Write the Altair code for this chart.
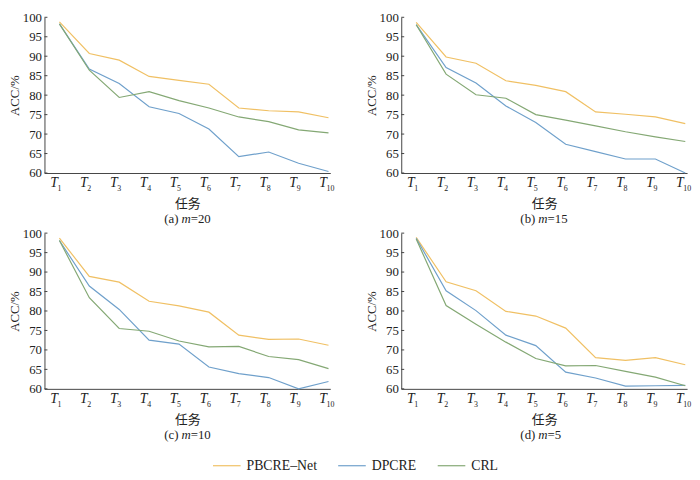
import altair as alt
import pandas as pd

tasks = list(range(1, 11))
subs = [str(t) for t in tasks]
methods = ["PBCRE–Net", "DPCRE", "CRL"]
colors = ["#F0C064", "#6FA0CB", "#84A874"]
yticks = [60, 65, 70, 75, 80, 85, 90, 95, 100]

a_pbcre = [98.8, 90.7, 89.0, 84.8, 83.8, 82.8, 76.7, 76.0, 75.7, 74.2]
a_dpcre = [98.3, 86.7, 83.0, 77.0, 75.3, 71.3, 64.2, 65.4, 62.5, 60.4]
a_crl = [98.3, 86.4, 79.4, 80.9, 78.6, 76.7, 74.4, 73.2, 71.1, 70.3]

b_pbcre = [98.7, 89.8, 88.2, 83.7, 82.5, 80.9, 75.7, 75.1, 74.4, 72.7]
b_dpcre = [98.1, 87.1, 83.1, 77.2, 73.0, 67.4, 65.5, 63.6, 63.6, 60.0]
b_crl = [98.1, 85.4, 80.1, 79.2, 75.0, 73.6, 72.1, 70.6, 69.3, 68.1]

c_pbcre = [98.7, 88.9, 87.4, 82.5, 81.3, 79.7, 73.8, 72.7, 72.8, 71.2]
c_dpcre = [98.1, 86.4, 80.4, 72.5, 71.5, 65.6, 63.9, 62.9, 60.0, 61.9]
c_crl = [98.1, 83.4, 75.5, 74.8, 72.3, 70.8, 70.9, 68.3, 67.5, 65.2]

d_pbcre = [98.9, 87.5, 85.2, 79.9, 78.7, 75.6, 68.0, 67.3, 68.0, 66.2]
d_dpcre = [98.7, 85.2, 80.1, 73.8, 71.1, 64.3, 62.8, 60.7, 60.8, 60.9]
d_crl = [98.5, 81.4, 76.6, 72.0, 67.8, 65.9, 66.0, 64.5, 63.0, 60.8]

panels = [
    ("(a)", "=20", a_pbcre, a_dpcre, a_crl),
    ("(b)", "=15", b_pbcre, b_dpcre, b_crl),
    ("(c)", "=10", c_pbcre, c_dpcre, c_crl),
    ("(d)", "=5", d_pbcre, d_dpcre, d_crl),
]

W = 290
H = 158
SERIF = "Liberation Serif"
INK = "#222"

xscale = alt.Scale(domain=[0.5, 10.06], nice=False, zero=False)
yscale = alt.Scale(domain=[60, 100], nice=False, zero=False)
xaxis = alt.Axis(
    values=tasks, labelExpr="'T'", labelFont=SERIF, labelFontStyle="italic",
    labelFontSize=14, labelOffset=-6, labelPadding=3, ticks=False, grid=False,
    labelOverlap=False, labelFlush=False,
    title="任务", titleFont="Noto Sans CJK SC", titleFontSize=13,
    titleFontWeight="normal", titlePadding=8,
)
yaxis = alt.Axis(
    values=yticks, ticks=False, grid=False, labelFont=SERIF, labelFontSize=13,
    labelOverlap=False, labelPadding=3, title="ACC/%", titleFont=SERIF,
    titleFontSize=13, titleFontWeight="normal", titlePadding=1,
)


def panel(prefix, suffix, p, d, c):
    df = pd.DataFrame({
        "task": tasks * 3,
        "acc": p + d + c,
        "method": [m for m in methods for _ in tasks],
    })
    lines = alt.Chart(df).mark_line(strokeWidth=1.2).encode(
        x=alt.X("task:Q", scale=xscale, axis=xaxis, title="任务"),
        y=alt.Y("acc:Q", scale=yscale, axis=yaxis, title="ACC/%"),
        color=alt.Color("method:N", scale=alt.Scale(domain=methods, range=colors),
                        legend=alt.Legend(title=None)),
    )
    tdf = pd.DataFrame({"v": yticks})
    ticks = alt.Chart(tdf).mark_rule(color="#444", strokeWidth=1).encode(
        y=alt.Y("v:Q", scale=yscale, axis=yaxis, title="ACC/%"),
        x=alt.value(0), x2=alt.value(3)
    )
    sdf = pd.DataFrame({"task": tasks, "s": subs})
    subtext = alt.Chart(sdf).mark_text(
        font=SERIF, fontSize=8, align="left", baseline="alphabetic", dx=-2, color=INK
    ).encode(x=alt.X("task:Q", scale=xscale, axis=xaxis, title="任务"),
             text="s:N", y=alt.value(H + 18))
    one = pd.DataFrame({"k": [0]})
    t1 = alt.Chart(one).mark_text(font=SERIF, fontSize=13, align="right", baseline="alphabetic",
                                  color=INK).encode(
        x=alt.value(W / 2 - 9), y=alt.value(H + 51), text=alt.value(prefix))
    t2 = alt.Chart(one).mark_text(font=SERIF, fontSize=13, fontStyle="italic", align="center",
                                  baseline="alphabetic", color=INK).encode(
        x=alt.value(W / 2 - 1.3), y=alt.value(H + 51), text=alt.value("m"))
    t3 = alt.Chart(one).mark_text(font=SERIF, fontSize=13, align="left", baseline="alphabetic",
                                  color=INK).encode(
        x=alt.value(W / 2 + 3.4), y=alt.value(H + 51), text=alt.value(suffix))
    return alt.layer(lines, ticks, subtext, t1, t2, t3).properties(width=W, height=H)


charts = [panel(*p) for p in panels]
chart = alt.vconcat(
    alt.hconcat(charts[0], charts[1], spacing=30),
    alt.hconcat(charts[2], charts[3], spacing=30),
    spacing=1,
).properties(padding=0).configure_view(stroke=None).configure_axis(
    domainColor="#444", labelColor=INK, titleColor=INK
).configure_legend(
    orient="none", legendX=170, legendY=440, direction="horizontal", symbolType="stroke",
    symbolSize=784, symbolStrokeWidth=1.2, labelFont=SERIF, labelFontSize=14,
    labelColor=INK, columnPadding=18, labelOffset=5
)

chart.save("out.html", embed_options={"renderer": "svg", "actions": False})
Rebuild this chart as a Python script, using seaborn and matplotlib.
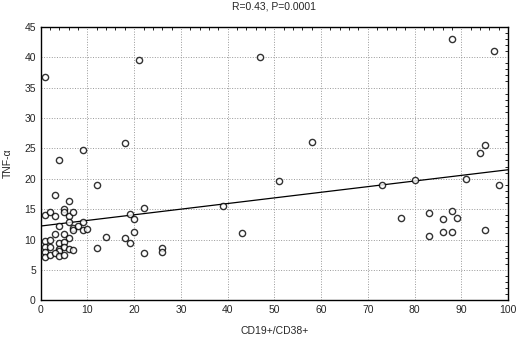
import numpy as np
import pandas as pd
import matplotlib
matplotlib.use('Agg')
import matplotlib.pyplot as plt
import seaborn as sns
from matplotlib.ticker import MultipleLocator

# CD19+/CD38+ (%) vs TNF-alpha
cd19_cd38 = [1, 21, 47, 4, 9, 18, 88, 97, 58, 95, 94,
             12, 3, 6, 1, 2, 3, 5, 5, 6, 7,
             4, 6, 7, 7, 8, 9, 9, 10,
             3, 5, 6, 1, 2, 4, 5,
             1, 2, 4, 5, 6, 7, 4,
             1, 1, 2, 3, 4, 5,
             12, 14, 18, 19, 19, 20, 20, 22, 22, 26, 26,
             39, 43, 51, 73, 80, 91, 98,
             77, 83, 88, 86, 89, 83, 86, 88, 95]
tnf_alpha = [36.7, 39.5, 40.0, 23.0, 24.7, 25.8, 43.0, 41.0, 26.0, 25.5, 24.2,
             19.0, 17.4, 16.4, 14.1, 14.5, 13.9, 15.0, 14.5, 13.9, 14.5,
             12.3, 12.8, 11.9, 11.5, 12.3, 12.8, 11.6, 11.7,
             10.9, 10.9, 10.2, 9.8, 10.0, 9.4, 9.6,
             8.8, 8.8, 8.5, 8.8, 8.5, 8.2, 8.1,
             7.9, 7.2, 7.5, 7.7, 7.3, 7.5,
             8.6, 10.4, 10.3, 9.5, 14.2, 13.4, 11.3, 15.2, 7.8, 8.6, 7.9,
             15.5, 11.0, 19.7, 19.0, 19.8, 20.0, 18.9,
             13.6, 14.4, 14.7, 13.3, 13.5, 10.6, 11.2, 11.2, 11.6]

df = pd.DataFrame({'cd': cd19_cd38, 'tnf': tnf_alpha})

sns.set_style("white")
plt.rcParams['font.family'] = ['Liberation Sans', 'DejaVu Sans']

fig = plt.figure(figsize=(5.2, 3.38), dpi=100)
ax = fig.add_axes([0.0783, 0.1115, 0.8987, 0.8095])

sns.regplot(data=df, x='cd', y='tnf', ax=ax, ci=None, truncate=False,
            scatter_kws=dict(s=20, facecolors='white', edgecolors='black',
                             linewidths=1.0, zorder=3),
            line_kws=dict(color='black', lw=0.9, zorder=2))

ax.set_xlim(0, 100)
ax.set_ylim(0, 45)
ax.xaxis.set_major_locator(MultipleLocator(10))
ax.yaxis.set_major_locator(MultipleLocator(5))
ax.xaxis.set_minor_locator(MultipleLocator(2))
ax.yaxis.set_minor_locator(MultipleLocator(1))
ax.grid(True, which='major', color='#999999', linestyle=':', linewidth=0.7)
ax.tick_params(which='both', direction='in', top=True, right=True,
               color='black', labelsize=7.5)
ax.tick_params(which='major', length=0)
ax.tick_params(which='minor', length=2, width=0.6)
for s in ax.spines.values():
    s.set_color('black')
    s.set_linewidth(1.0)

ax.set_title('R=0.43, P=0.0001', fontsize=7.5, pad=12.5)
ax.set_xlabel('CD19+/CD38+', fontsize=7.5, labelpad=8)
ax.set_ylabel('TNF-\u03b1', fontsize=7.5, labelpad=8)

fig.savefig('out.png', dpi=100)
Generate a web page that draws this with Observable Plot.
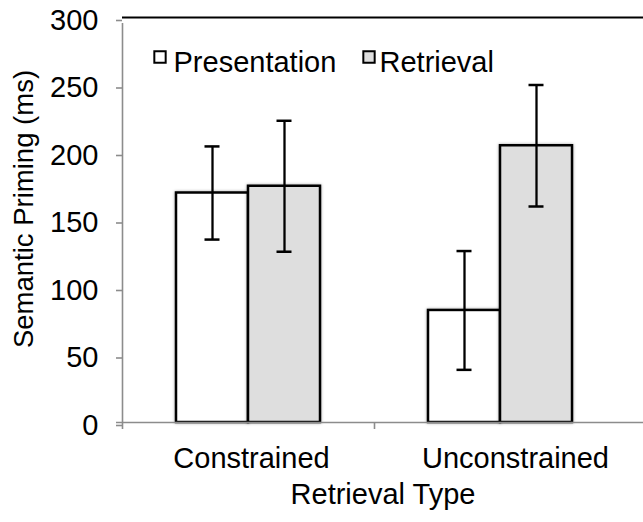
<!DOCTYPE html>
<html>
<head>
<meta charset="utf-8">
<script src="https://cdn.jsdelivr.net/npm/d3@7"></script>
<script src="https://cdn.jsdelivr.net/npm/@observablehq/plot@0.6"></script>
<style>
  html, body { margin: 0; padding: 0; background: #fff; }
  #chart svg { display: block; }
  .bars rect { filter: drop-shadow(0px 0px 1.5px rgba(0,0,0,0.35)); }
</style>
</head>
<body>
<div id="chart"></div>
<script>
// ---- data ----
const categories = ["Constrained", "Unconstrained"];
const series = ["Presentation", "Retrieval"];
const presentationMeans = [170, 83];
const retrievalMeans = [175, 205];
const presentationErr = [34.5, 44];
const retrievalErr = [48.5, 45];
const yTicks = [0, 50, 100, 150, 200, 250, 300];
const xTitle = "Retrieval Type";
const yTitle = "Semantic Priming (ms)";

const rows = [];
categories.forEach((c, i) => {
  rows.push({category: c, series: series[0], value: presentationMeans[i], err: presentationErr[i]});
  rows.push({category: c, series: series[1], value: retrievalMeans[i], err: retrievalErr[i]});
});
const pres = rows.filter(d => d.series === series[0]);
const retr = rows.filter(d => d.series === series[1]);

// ---- layout ----
const W = 643, H = 522;
const mL = 122, mT = 17, mB = 100;
const band = 252;           // category band width (px)
const barW = 72;
const outer = (band - 2 * barW) / 2;
const capW = 15;
const gray = "#8c8c8c";
const font = "Liberation Sans, Arial, Helvetica, sans-serif";
const fs = 29;

const capIn = (center) => ({insetLeft: center - capW / 2, insetRight: band - center - capW / 2});
const presCenter = outer + barW / 2, retrCenter = outer + barW * 1.5;

const chart = Plot.plot({
  width: W, height: H,
  marginLeft: mL, marginRight: 0, marginTop: mT, marginBottom: mB,
  style: {fontFamily: font, fontSize: fs + "px", color: "black", background: "white"},
  x: {type: "band", domain: categories, range: [mL, mL + band * categories.length], padding: 0},
  y: {domain: [0, 300]},
  color: {domain: series, range: ["white", "#dedede"]},
  marks: [
    // bars
    Plot.barY(pres, {x: "category", y: "value", fill: d => d.series, stroke: "black", strokeWidth: 2.5,
      insetLeft: outer, insetRight: band - outer - barW, className: "bars"}),
    Plot.barY(retr, {x: "category", y: "value", fill: d => d.series, stroke: "black", strokeWidth: 2.5,
      insetLeft: outer + barW, insetRight: outer, className: "bars"}),
    // error bars
    Plot.ruleX(pres, {x: "category", y1: d => d.value - d.err, y2: d => d.value + d.err, dx: presCenter - band / 2, stroke: "black", strokeWidth: 2.3}),
    Plot.ruleX(retr, {x: "category", y1: d => d.value - d.err, y2: d => d.value + d.err, dx: retrCenter - band / 2, stroke: "black", strokeWidth: 2.3}),
    Plot.tickY(pres, {x: "category", y: d => d.value + d.err, ...capIn(presCenter), stroke: "black", strokeWidth: 2.5}),
    Plot.tickY(pres, {x: "category", y: d => d.value - d.err, ...capIn(presCenter), stroke: "black", strokeWidth: 2.5}),
    Plot.tickY(retr, {x: "category", y: d => d.value + d.err, ...capIn(retrCenter), stroke: "black", strokeWidth: 2.5}),
    Plot.tickY(retr, {x: "category", y: d => d.value - d.err, ...capIn(retrCenter), stroke: "black", strokeWidth: 2.5}),
    // frame lines
    Plot.ruleY([300], {stroke: "black", strokeWidth: 2}),
    Plot.ruleY([0], {stroke: gray, strokeWidth: 1.6, insetLeft: -6}),
    Plot.ruleX([categories[0]], {x: d => d, dx: -band / 2, y1: 0, y2: 300, stroke: gray, strokeWidth: 1.6, insetBottom: -6}),
    // y axis
    Plot.axisY({ticks: yTicks, tickSize: 6, tickPadding: 18, stroke: gray, strokeWidth: 1.6, fill: "black",
      fontSize: fs, dy: 3, label: null}),
    // x axis ticks at band edges
    Plot.axisX({ticks: categories, tickSize: 7, dx: -band / 2, tickFormat: () => "", stroke: gray, strokeWidth: 1.6, label: null}),
    // x category labels
    Plot.text([categories[0]], {x: d => d, frameAnchor: "bottom", lineAnchor: "bottom", dy: 45, dx: 3, fontSize: fs, fill: "black"}),
    Plot.text([categories[1]], {x: d => d, frameAnchor: "bottom", lineAnchor: "bottom", dy: 45, dx: 15, fontSize: fs, fill: "black"}),
    // axis titles
    Plot.text([xTitle], {frameAnchor: "bottom", lineAnchor: "bottom", dy: 81, fontSize: fs, fill: "black"}),
    Plot.text([yTitle], {frameAnchor: "left", textAnchor: "middle", lineAnchor: "middle", rotate: -90, dx: -98, dy: -11, fontSize: 27.5, fill: "black"}),
    // legend
    Plot.dot([series[0]], {x: null, y: null, frameAnchor: "top-left", dx: 37.5, dy: 39.5, symbol: "square", r: 6.4,
      fill: "white", stroke: "black", strokeWidth: 2}),
    Plot.text([series[0]], {frameAnchor: "top-left", textAnchor: "start", lineAnchor: "bottom", dx: 51, dy: 54, fontSize: fs, fill: "black"}),
    Plot.dot([series[1]], {x: null, y: null, frameAnchor: "top-left", dx: 246.5, dy: 39.5, symbol: "square", r: 6.4,
      fill: "#dedede", stroke: "black", strokeWidth: 2}),
    Plot.text([series[1]], {frameAnchor: "top-left", textAnchor: "start", lineAnchor: "bottom", dx: 257, dy: 54, fontSize: fs, fill: "black"})
  ]
});
document.getElementById("chart").appendChild(chart);
</script>
</body>
</html>
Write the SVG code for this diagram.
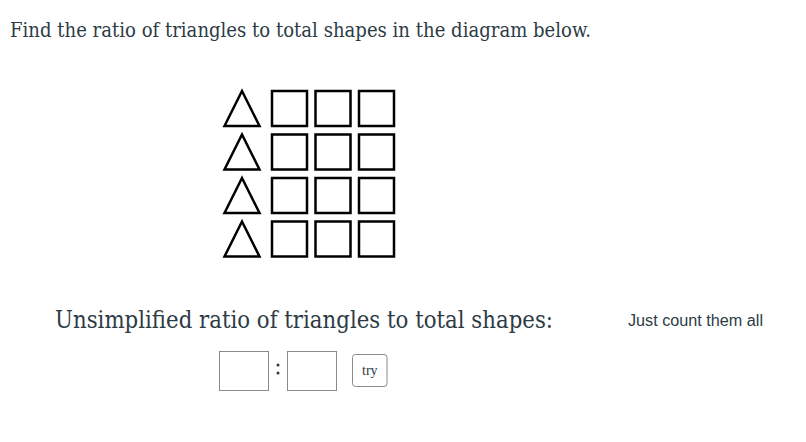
<svg xmlns="http://www.w3.org/2000/svg" width="806" height="442" viewBox="0 0 806 442">
<style>
.sh{fill:none;stroke:#000;stroke-width:2.5;stroke-linejoin:miter}
.t{font-family:"DejaVu Serif","Liberation Serif",serif;fill:#2d3b45}
.in{fill:#fff;stroke:#8a8a8a;stroke-width:1}
</style>
<defs>
<path id="tri" class="sh" d="M242 0 L259.5 35 L224.5 35 Z"/>
<rect id="sq" class="sh" width="35" height="35"/>
</defs>
<rect width="806" height="442" fill="#fff"/>
<text class="t" x="10" y="37" font-size="20" textLength="581" lengthAdjust="spacingAndGlyphs">Find the ratio of triangles to total shapes in the diagram below.</text>
<g id="shapes">
<g id="row1"><use href="#tri" y="91"/><use href="#sq" x="272" y="91"/><use href="#sq" x="315.5" y="91"/><use href="#sq" x="359" y="91"/></g>
<g id="row2"><use href="#tri" y="134.5"/><use href="#sq" x="272" y="134.5"/><use href="#sq" x="315.5" y="134.5"/><use href="#sq" x="359" y="134.5"/></g>
<g id="row3"><use href="#tri" y="178"/><use href="#sq" x="272" y="178"/><use href="#sq" x="315.5" y="178"/><use href="#sq" x="359" y="178"/></g>
<g id="row4"><use href="#tri" y="221.5"/><use href="#sq" x="272" y="221.5"/><use href="#sq" x="315.5" y="221.5"/><use href="#sq" x="359" y="221.5"/></g>
</g>
<text class="t" x="55" y="328" font-size="24" textLength="498" lengthAdjust="spacingAndGlyphs">Unsimplified ratio of triangles to total shapes:</text>
<text x="628" y="326" font-family="'Liberation Sans','DejaVu Sans',sans-serif" font-size="16" fill="#2d3b45" textLength="135" lengthAdjust="spacingAndGlyphs">Just count them all</text>
<g id="answer">
<rect class="in" x="219.5" y="351.5" width="49" height="39"/>
<circle cx="278" cy="365" r="1.5" fill="#2d3b45"/>
<circle cx="278" cy="373" r="1.5" fill="#2d3b45"/>
<rect class="in" x="287.5" y="351.5" width="49" height="39"/>
<rect x="352.5" y="354.5" width="34.5" height="32" rx="3" fill="#fff" stroke="#8a8a8a" stroke-width="1"/>
<text x="369.8" y="375" font-family="'Liberation Serif',serif" font-size="14" fill="#2d3b45" text-anchor="middle">try</text>
</g>
</svg>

▸ SHORT EXERCISE:
Start with the line that includes "Rebuild this chart" and finish with the line that includes "ax = fig.add_axes([0.0783, 0.1115, 0.8987, 0.8095])": reproduce those lines exactly, nothing before or after, and omit any pictures.

▸ THE OUTPUT:
Rebuild this chart as a Python script, using seaborn and matplotlib.
import numpy as np
import pandas as pd
import matplotlib
matplotlib.use('Agg')
import matplotlib.pyplot as plt
import seaborn as sns
from matplotlib.ticker import MultipleLocator

# CD19+/CD38+ (%) vs TNF-alpha
cd19_cd38 = [1, 21, 47, 4, 9, 18, 88, 97, 58, 95, 94,
             12, 3, 6, 1, 2, 3, 5, 5, 6, 7,
             4, 6, 7, 7, 8, 9, 9, 10,
             3, 5, 6, 1, 2, 4, 5,
             1, 2, 4, 5, 6, 7, 4,
             1, 1, 2, 3, 4, 5,
             12, 14, 18, 19, 19, 20, 20, 22, 22, 26, 26,
             39, 43, 51, 73, 80, 91, 98,
             77, 83, 88, 86, 89, 83, 86, 88, 95]
tnf_alpha = [36.7, 39.5, 40.0, 23.0, 24.7, 25.8, 43.0, 41.0, 26.0, 25.5, 24.2,
             19.0, 17.4, 16.4, 14.1, 14.5, 13.9, 15.0, 14.5, 13.9, 14.5,
             12.3, 12.8, 11.9, 11.5, 12.3, 12.8, 11.6, 11.7,
             10.9, 10.9, 10.2, 9.8, 10.0, 9.4, 9.6,
             8.8, 8.8, 8.5, 8.8, 8.5, 8.2, 8.1,
             7.9, 7.2, 7.5, 7.7, 7.3, 7.5,
             8.6, 10.4, 10.3, 9.5, 14.2, 13.4, 11.3, 15.2, 7.8, 8.6, 7.9,
             15.5, 11.0, 19.7, 19.0, 19.8, 20.0, 18.9,
             13.6, 14.4, 14.7, 13.3, 13.5, 10.6, 11.2, 11.2, 11.6]

df = pd.DataFrame({'cd': cd19_cd38, 'tnf': tnf_alpha})

sns.set_style("white")
plt.rcParams['font.family'] = ['Liberation Sans', 'DejaVu Sans']

fig = plt.figure(figsize=(5.2, 3.38), dpi=100)
ax = fig.add_axes([0.0783, 0.1115, 0.8987, 0.8095])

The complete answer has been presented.